** Start RECORDED INFORMATION **
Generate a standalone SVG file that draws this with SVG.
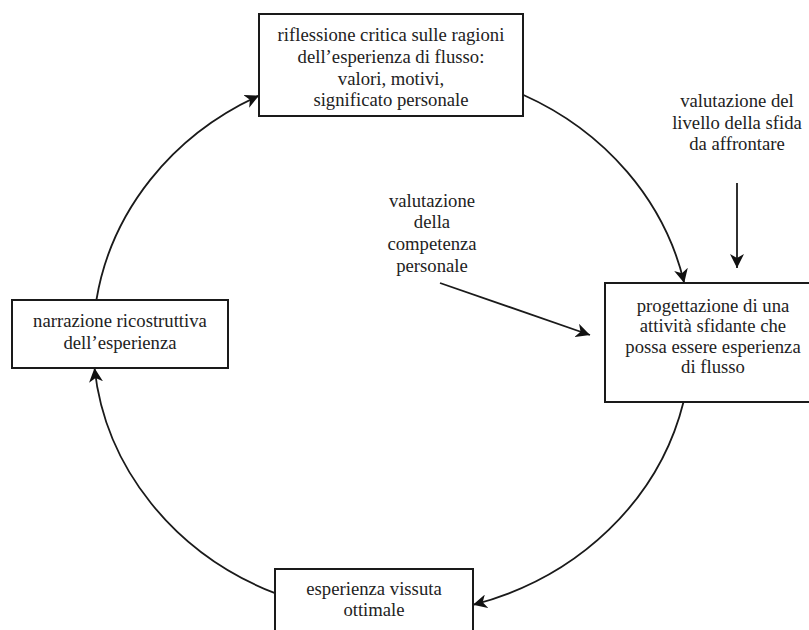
<svg xmlns="http://www.w3.org/2000/svg" width="809" height="630" viewBox="0 0 809 630">
<style>
.box{fill:#fff;stroke:#1a1a1a;stroke-width:2}
.t{font-family:"Liberation Serif","Times New Roman",serif;font-size:18.7px;fill:#222;text-anchor:middle}
.c{fill:none;stroke:#1a1a1a;stroke-width:1.8}
</style>
<defs>
<marker id="ah" markerUnits="userSpaceOnUse" markerWidth="16" markerHeight="14" refX="14" refY="7" orient="auto">
<path d="M0,0 L14,7 L0,14 L4,7 Z" fill="#111"/>
</marker>
</defs>
<rect width="809" height="630" fill="#fff"/>
<g id="connectors">
<path class="c" d="M96.4,300 A299,274 0 0 1 259,95.6" marker-end="url(#ah)"/>
<path class="c" d="M523,94.7 A299,274 0 0 1 684.2,283" marker-end="url(#ah)"/>
<path class="c" d="M683.5,402 A299,274 0 0 1 473,604.8" marker-end="url(#ah)"/>
<path class="c" d="M275,593.2 A299,274 0 0 1 94.5,368" marker-end="url(#ah)"/>
<path class="c" d="M737,183 L737,268" marker-end="url(#ah)"/>
<path class="c" d="M440,283 L590,335" marker-end="url(#ah)"/>
</g>
<g id="node-riflessione">
<rect class="box" x="259" y="14" width="264" height="102"/>
<text class="t" x="391" y="41">riflessione critica sulle ragioni</text>
<text class="t" x="391" y="63">dell’esperienza di flusso:</text>
<text class="t" x="391" y="85">valori, motivi,</text>
<text class="t" x="391" y="106">significato personale</text>
</g>
<g id="node-progettazione">
<rect class="box" x="605" y="283" width="220" height="119"/>
<text class="t" x="713" y="312">progettazione di una</text>
<text class="t" x="713" y="332">attività sfidante che</text>
<text class="t" x="713" y="353">possa essere esperienza</text>
<text class="t" x="713" y="373">di flusso</text>
</g>
<g id="node-esperienza">
<rect class="box" x="275" y="569" width="198" height="80"/>
<text class="t" x="374" y="595">esperienza vissuta</text>
<text class="t" x="374" y="616">ottimale</text>
</g>
<g id="node-narrazione">
<rect class="box" x="12" y="300" width="216" height="68"/>
<text class="t" x="120" y="327">narrazione ricostruttiva</text>
<text class="t" x="120" y="349">dell’esperienza</text>
</g>
<g id="label-sfida">
<text class="t" x="737" y="107">valutazione del</text>
<text class="t" x="737" y="129">livello della sfida</text>
<text class="t" x="737" y="150">da affrontare</text>
</g>
<g id="label-competenza">
<text class="t" x="432" y="207">valutazione</text>
<text class="t" x="432" y="228">della</text>
<text class="t" x="432" y="250">competenza</text>
<text class="t" x="432" y="272">personale</text>
</g>
</svg>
** End RECORDED INFORMATION **
● **AIM**
Set down the complete material exactly, but do not include the images.

● **EXERCISE RESULT**
Generate a standalone SVG file that draws this with SVG.
<svg xmlns="http://www.w3.org/2000/svg" width="809" height="630" viewBox="0 0 809 630">
<style>
.box{fill:#fff;stroke:#1a1a1a;stroke-width:2}
.t{font-family:"Liberation Serif","Times New Roman",serif;font-size:18.7px;fill:#222;text-anchor:middle}
.c{fill:none;stroke:#1a1a1a;stroke-width:1.8}
</style>
<defs>
<marker id="ah" markerUnits="userSpaceOnUse" markerWidth="16" markerHeight="14" refX="14" refY="7" orient="auto">
<path d="M0,0 L14,7 L0,14 L4,7 Z" fill="#111"/>
</marker>
</defs>
<rect width="809" height="630" fill="#fff"/>
<g id="connectors">
<path class="c" d="M96.4,300 A299,274 0 0 1 259,95.6" marker-end="url(#ah)"/>
<path class="c" d="M523,94.7 A299,274 0 0 1 684.2,283" marker-end="url(#ah)"/>
<path class="c" d="M683.5,402 A299,274 0 0 1 473,604.8" marker-end="url(#ah)"/>
<path class="c" d="M275,593.2 A299,274 0 0 1 94.5,368" marker-end="url(#ah)"/>
<path class="c" d="M737,183 L737,268" marker-end="url(#ah)"/>
<path class="c" d="M440,283 L590,335" marker-end="url(#ah)"/>
</g>
<g id="node-riflessione">
<rect class="box" x="259" y="14" width="264" height="102"/>
<text class="t" x="391" y="41">riflessione critica sulle ragioni</text>
<text class="t" x="391" y="63">dell’esperienza di flusso:</text>
<text class="t" x="391" y="85">valori, motivi,</text>
<text class="t" x="391" y="106">significato personale</text>
</g>
<g id="node-progettazione">
<rect class="box" x="605" y="283" width="220" height="119"/>
<text class="t" x="713" y="312">progettazione di una</text>
<text class="t" x="713" y="332">attività sfidante che</text>
<text class="t" x="713" y="353">possa essere esperienza</text>
<text class="t" x="713" y="373">di flusso</text>
</g>
<g id="node-esperienza">
<rect class="box" x="275" y="569" width="198" height="80"/>
<text class="t" x="374" y="595">esperienza vissuta</text>
<text class="t" x="374" y="616">ottimale</text>
</g>
<g id="node-narrazione">
<rect class="box" x="12" y="300" width="216" height="68"/>
<text class="t" x="120" y="327">narrazione ricostruttiva</text>
<text class="t" x="120" y="349">dell’esperienza</text>
</g>
<g id="label-sfida">
<text class="t" x="737" y="107">valutazione del</text>
<text class="t" x="737" y="129">livello della sfida</text>
<text class="t" x="737" y="150">da affrontare</text>
</g>
<g id="label-competenza">
<text class="t" x="432" y="207">valutazione</text>
<text class="t" x="432" y="228">della</text>
<text class="t" x="432" y="250">competenza</text>
<text class="t" x="432" y="272">personale</text>
</g>
</svg>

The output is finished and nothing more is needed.